Samples from asteroid Bennu contain A, G, C, T & U nucleotide bases, and 14 of 20 amino acids used by life — but while we use only left-handed versions of these molecules, Bennu has a roughly equal L/R mixture, puncturing theories that the bias on Earth came from an initial cosmic seeding.

https://www.nature.com/articles/d41586-025-00264-3

Asteroid fragments upend theory of how life on Earth bloomed

Samples from Bennu contain the chemical building blocks of life — but with a twist.

@gregeganSF It also confirms that these can be produced by non-life processes.
@dagelf @gregeganSF Because life processes are known to propagate the chirality of molecules, once established. It all derives from the original chirality of DNA, or whatever molecule served as genetic carrier on the hypothesized parent body of Benno.
It is true though that we already knew this for some organic molecules thanks to lab experiments going back to Miller-Urey. The interesting thing is finding one natural environment in which this happened.
@martinvermeer @dagelf @gregeganSF I wouldn't use the term 'confirm' though, I mean, life could use, and produce both. Isn't an abundance of such nucleotides most likely attributable to living processes? As is an imbalance?

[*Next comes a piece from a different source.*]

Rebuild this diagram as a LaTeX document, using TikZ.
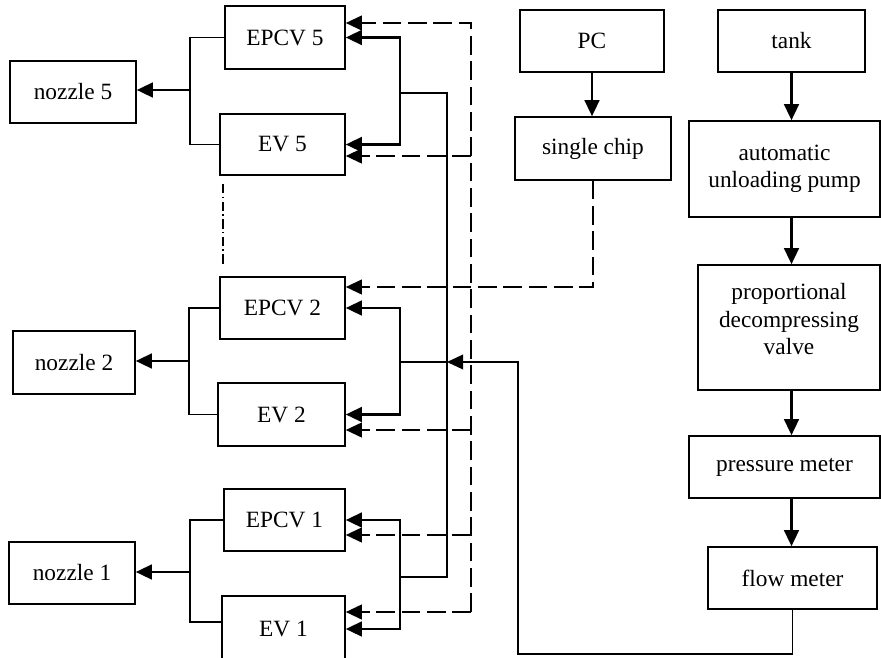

@dagelf @gregeganSF No, that's not how this works. Yes, in the original pre-biotic 'soup' there will be a 50/50 mix, racemic. But the moment anything self-replicating appears, it will be either/or. And as it spreads, it imposes its chirality on the whole pool of organic materials. And note that also natural selection kicks in: if multiple self-replicators of differing chirality appear simultaneously, one of them will eventually win out and become the 'latest common ancestor' of all life on that planet.

So, a racemic mix is not a problem: abiotic origin. Also a pure one-chirality mix is easy: biotic origin. But, a slightly non-racemic mix poses a problem...

@martinvermeer @dagelf @gregeganSF My thinking would be that yes a prebiotic mix would be 50/50, but would also likely not produce much, where as soon as its biotic there would be an explosion of production...

I'm curious, how can we be sure that life would pick only one? Surely they should be able to compete effectively, much like different species do... even not at all, if they need different resources to propogate? I'm probably lacking some fundamental knowledge about this though...

@dagelf @gregeganSF One possibility is that the reservoir consists of geometrically separated sub-domains, and different replicators of different chirality would take over only the separate parts. But as soon as you have life spreading though one world ocean, this is no longer the case, and there will at some point be one latest common ancestor for the whole ocean. Of course even then, small isolated sub-domains may survive, though on a tectonically active planet typically not long, cf. Lake Vostok...

BTW one way in which a slightly non-racemic mix could originate is if the parent body disintegrates at a point when still primitive life has only taken over a small part of the reservoir, and gets mixed with the prebiotic rest.